- **Exercise prompt**
How many lines of the data include the string "this"? State the number and nothing else.

- **Given records**
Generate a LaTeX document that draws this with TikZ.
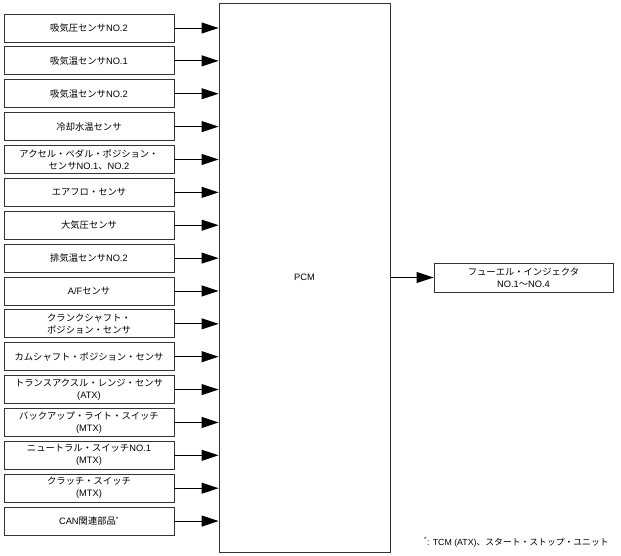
\documentclass[tikz,border=0pt]{standalone}
\usepackage{fontspec}
\setmainfont{Liberation Sans}
\newfontfamily\jp{Noto Sans CJK JP}
\usetikzlibrary{arrows.meta}
\newcommand{\J}[1]{{\jp #1}}
\begin{document}
\begin{tikzpicture}[x=1pt,y=-1pt,
  sensor/.style={draw=black!80, line width=0.9pt, minimum width=170pt, minimum height=28pt,
    inner sep=0pt, align=center, font=\fontsize{9.3}{12}\selectfont},
  bigbox/.style={draw=black!80, line width=0.9pt, inner sep=0pt, font=\fontsize{9.3}{12}\selectfont},
  arr/.style={line width=0.9pt, -{Triangle[length=17pt,width=11pt]}}]
\useasboundingbox (0,0) rectangle (621,555);
\node[bigbox, minimum width=171pt, minimum height=549pt] (pcm) at (304.5,277.5) {PCM};
\node[sensor] (s0) at (89,28) {\J{吸気圧センサ}NO.2};
\node[sensor] (s1) at (89,60.87) {\J{吸気温センサ}NO.1};
\node[sensor] (s2) at (89,93.74) {\J{吸気温センサ}NO.2};
\node[sensor] (s3) at (89,126.61) {\J{冷却水温センサ}};
\node[sensor] (s4) at (89,159.48) {\J{アクセル・ペダル・ポジション・}\\\J{センサ}NO.1\J{、}NO.2};
\node[sensor] (s5) at (89,192.35) {\J{エアフロ・センサ}};
\node[sensor] (s6) at (89,225.22) {\J{大気圧センサ}};
\node[sensor] (s7) at (89,258.09) {\J{排気温センサ}NO.2};
\node[sensor] (s8) at (89,290.96) {A/F\J{センサ}};
\node[sensor] (s9) at (89,323.83) {\J{クランクシャフト・}\\\J{ポジション・センサ}};
\node[sensor] (s10) at (89,356.7) {\J{カムシャフト・ポジション・センサ}};
\node[sensor] (s11) at (89,389.57) {\J{トランスアクスル・レンジ・センサ}\\(ATX)};
\node[sensor] (s12) at (89,422.44) {\J{バックアップ・ライト・スイッチ}\\(MTX)};
\node[sensor] (s13) at (89,455.31) {\J{ニュートラル・スイッチ}NO.1\\(MTX)};
\node[sensor] (s14) at (89,488.18) {\J{クラッチ・スイッチ}\\(MTX)};
\node[sensor] (s15) at (89,521.05) {CAN\J{関連部品}\textsuperscript{*}};
\foreach \i in {0,...,15} {
  \draw[arr] (s\i.east) -- (s\i.east -| pcm.west);
}
\node[sensor, minimum width=179pt, minimum height=29pt] (out) at (523.5,277.5)
  {\J{フューエル・インジェクタ}\\NO.1\J{〜}NO.4};
\draw[arr] (pcm) -- (out);
\node[anchor=west, inner sep=0pt, font=\fontsize{8.8}{10}\selectfont] (note) at (424,542)
  {\textsuperscript{*}: TCM (ATX)\J{、スタート・ストップ・ユニット}};
\end{tikzpicture}
\end{document}
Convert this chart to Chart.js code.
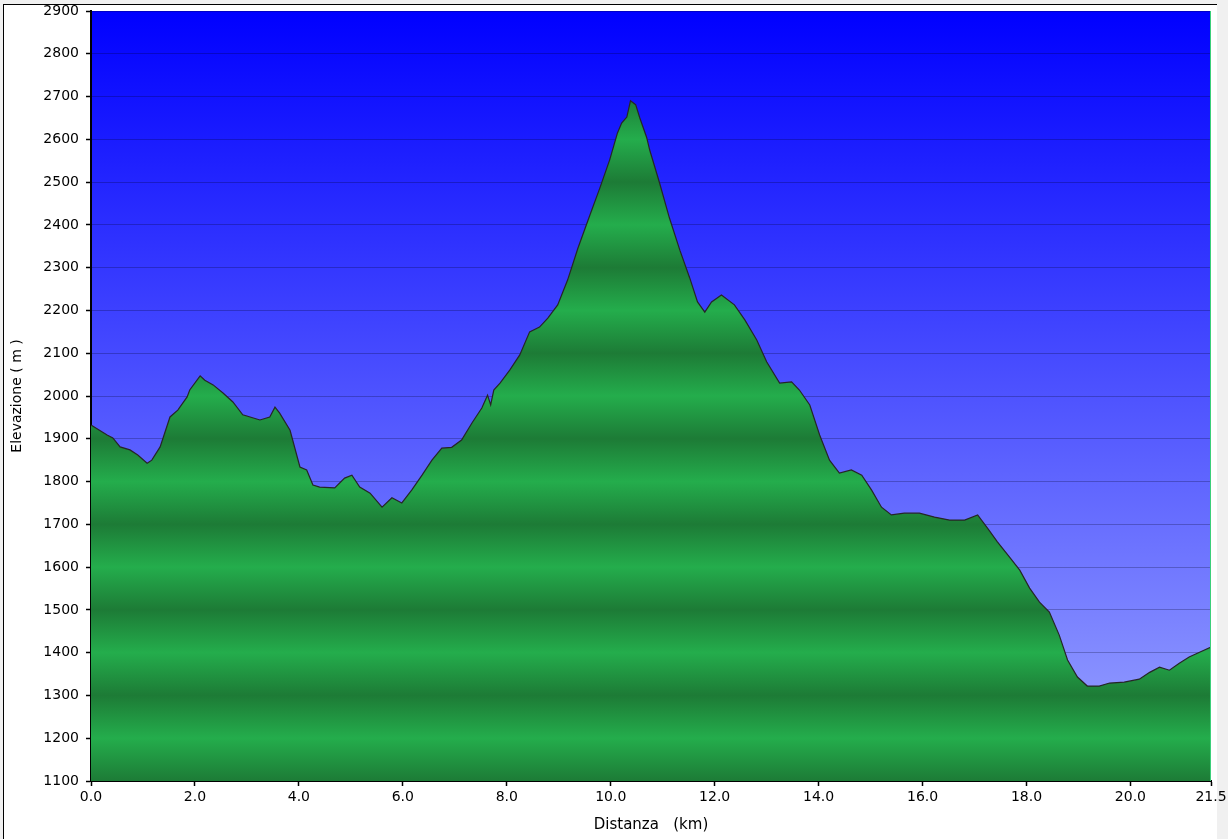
<!DOCTYPE html>
<html>
<head>
<meta charset="utf-8">
<script src="https://cdn.jsdelivr.net/npm/chart.js@4"></script>
<style>
  html, body { margin: 0; padding: 0; background: #f0f0f0; }
  #frame { position: absolute; left: 3px; top: 4px; width: 1213px; height: 835px; background: #fff; border-left: 1px solid #000; border-top: 1px solid #000; }
  #wrap { position: absolute; left: 0; top: 0; width: 1228px; height: 839px; }
</style>
</head>
<body>
<div id="frame"></div>
<div id="wrap"><canvas id="profilo"></canvas></div>
<script>
const distanze = [0.00, 0.31, 0.42, 0.56, 0.75, 0.90, 1.08, 1.17, 1.33, 1.52, 1.67, 1.85, 1.90, 2.10, 2.19, 2.35, 2.54, 2.73, 2.92, 3.25,
  3.44, 3.54, 3.63, 3.83, 4.02, 4.15, 4.27, 4.40, 4.69, 4.88, 5.02, 5.17, 5.37, 5.60, 5.79, 5.98, 6.17, 6.37, 6.56, 6.75,
  6.94, 7.13, 7.33, 7.52, 7.63, 7.69, 7.75, 7.87, 8.06, 8.25, 8.44, 8.63, 8.79, 8.98, 9.17, 9.37, 9.60, 9.79, 9.98, 10.13,
  10.21, 10.31, 10.38, 10.48, 10.56, 10.69, 10.75, 10.94, 11.13, 11.33, 11.52, 11.67, 11.81, 11.94, 12.13, 12.38, 12.58, 12.81, 13.00, 13.25,
  13.48, 13.63, 13.83, 14.02, 14.21, 14.40, 14.63, 14.83, 15.02, 15.21, 15.40, 15.65, 15.94, 16.23, 16.52, 16.81, 17.06, 17.25, 17.44, 17.67,
  17.87, 18.06, 18.25, 18.44, 18.63, 18.79, 18.98, 19.17, 19.40, 19.60, 19.88, 20.17, 20.37, 20.56, 20.75, 20.94, 21.13, 21.33, 21.55];
const quote = [1932, 1909, 1902, 1881, 1874, 1862, 1843, 1850, 1881, 1951, 1967, 1998, 2014, 2047, 2037, 2026, 2007, 1986, 1956, 1944,
  1951, 1974, 1960, 1920, 1834, 1827, 1792, 1787, 1785, 1808, 1815, 1787, 1773, 1740, 1762, 1750, 1780, 1815, 1850, 1878,
  1880, 1897, 1937, 1972, 2002, 1979, 2014, 2030, 2061, 2096, 2150, 2161, 2182, 2213, 2271, 2346, 2423, 2486, 2552, 2615,
  2638, 2652, 2690, 2681, 2650, 2605, 2575, 2498, 2416, 2341, 2276, 2220, 2196, 2220, 2236, 2213, 2178, 2131, 2080, 2030,
  2033, 2014, 1979, 1909, 1850, 1820, 1827, 1815, 1780, 1740, 1722, 1726, 1726, 1717, 1710, 1710, 1722, 1691, 1659, 1624,
  1593, 1551, 1518, 1495, 1441, 1383, 1343, 1322, 1322, 1329, 1331, 1338, 1354, 1366, 1359, 1375, 1390, 1401, 1413];

const tickX = [0, 2, 4, 6, 8, 10, 12, 14, 16, 18, 20, 21.55];
const tickY = [1100, 1200, 1300, 1400, 1500, 1600, 1700, 1800, 1900, 2000, 2100, 2200, 2300, 2400, 2500, 2600, 2700, 2800, 2900];

const verdeChiaro = '#24ad4c';
const verdeScuro = '#1d7b36';
const font = 'DejaVu Sans';

// riempimento a bande: chiaro sulle centinaia pari, scuro su quelle dispari
function fillBande(context) {
  const chart = context.chart;
  const area = chart.chartArea;
  if (!area) return verdeChiaro;
  const y = chart.scales.y;
  const g = chart.ctx.createLinearGradient(0, area.top, 0, area.bottom);
  tickY.forEach(v => {
    const pos = (y.getPixelForValue(v) - area.top) / (area.bottom - area.top);
    g.addColorStop(Math.min(1, Math.max(0, pos)), v % 200 === 0 ? verdeChiaro : verdeScuro);
  });
  return g;
}

const sfondo = {
  id: 'sfondo',
  beforeDraw(chart) {
    const { ctx, chartArea: a } = chart;
    const g = ctx.createLinearGradient(0, a.top, 0, a.bottom);
    g.addColorStop(0, '#0000ff');
    g.addColorStop(1, '#9ca6ff');
    ctx.save();
    ctx.fillStyle = g;
    ctx.fillRect(a.left, a.top, a.right - a.left, a.bottom - a.top);
    ctx.restore();
  },
  afterDatasetsDraw(chart) {
    const { ctx, chartArea: a } = chart;
    ctx.save();
    ctx.strokeStyle = '#3ccf7a';
    ctx.lineWidth = 1;
    ctx.beginPath();
    ctx.moveTo(a.right - 0.5, a.top);
    ctx.lineTo(a.right - 0.5, a.bottom);
    ctx.stroke();
    ctx.restore();
  }
};

new Chart(document.getElementById('profilo'), {
  type: 'line',
  data: {
    datasets: [{
      data: distanze.map((d, i) => ({ x: d, y: quote[i] })),
      borderColor: '#262626',
      borderWidth: 1.2,
      backgroundColor: fillBande,
      fill: 'start',
      pointRadius: 0,
      tension: 0
    }]
  },
  plugins: [sfondo],
  options: {
    responsive: true,
    maintainAspectRatio: false,
    animation: false,
    layout: { padding: { left: 0, top: 11, right: 17, bottom: 0 } },
    plugins: { legend: { display: false }, tooltip: { enabled: false } },
    scales: {
      x: {
        type: 'linear',
        min: 0,
        max: 21.55,
        afterBuildTicks: s => { s.ticks = tickX.map(v => ({ value: v })); },
        afterFit: s => { s.height = 58; s.paddingLeft = 0; s.paddingRight = 0; },
        ticks: {
          color: '#000',
          font: { family: font, size: 14 },
          padding: 3,
          maxRotation: 0,
          autoSkip: false,
          callback: v => v === 21.55 ? '21.5' : Number(v).toFixed(1)
        },
        grid: { drawOnChartArea: false, tickLength: 5, tickColor: '#000', tickWidth: 1.5 },
        border: { color: '#000', width: 2 },
        title: { display: true, text: 'Distanza   (km)', color: '#000', font: { family: font, size: 15 }, padding: { top: 0, bottom: 5 } }
      },
      y: {
        min: 1100,
        max: 2900,
        z: 1,
        afterBuildTicks: s => { s.ticks = tickY.map(v => ({ value: v })); },
        afterFit: s => { s.width = 91; s.paddingTop = 0; s.paddingBottom = 0; },
        ticks: { color: '#000', font: { family: font, size: 14 }, padding: 7, autoSkip: false, callback: v => String(v) },
        grid: { color: 'rgba(0,0,30,0.25)', lineWidth: 1, tickLength: 5, tickColor: '#000', tickWidth: 1.5 },
        border: { color: '#000', width: 2 },
        title: { display: true, text: 'Elevazione ( m )', color: '#000', font: { family: font, size: 14 }, padding: { top: 9, bottom: 0 } }
      }
    }
  }
});
</script>
</body>
</html>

- **The answer**
2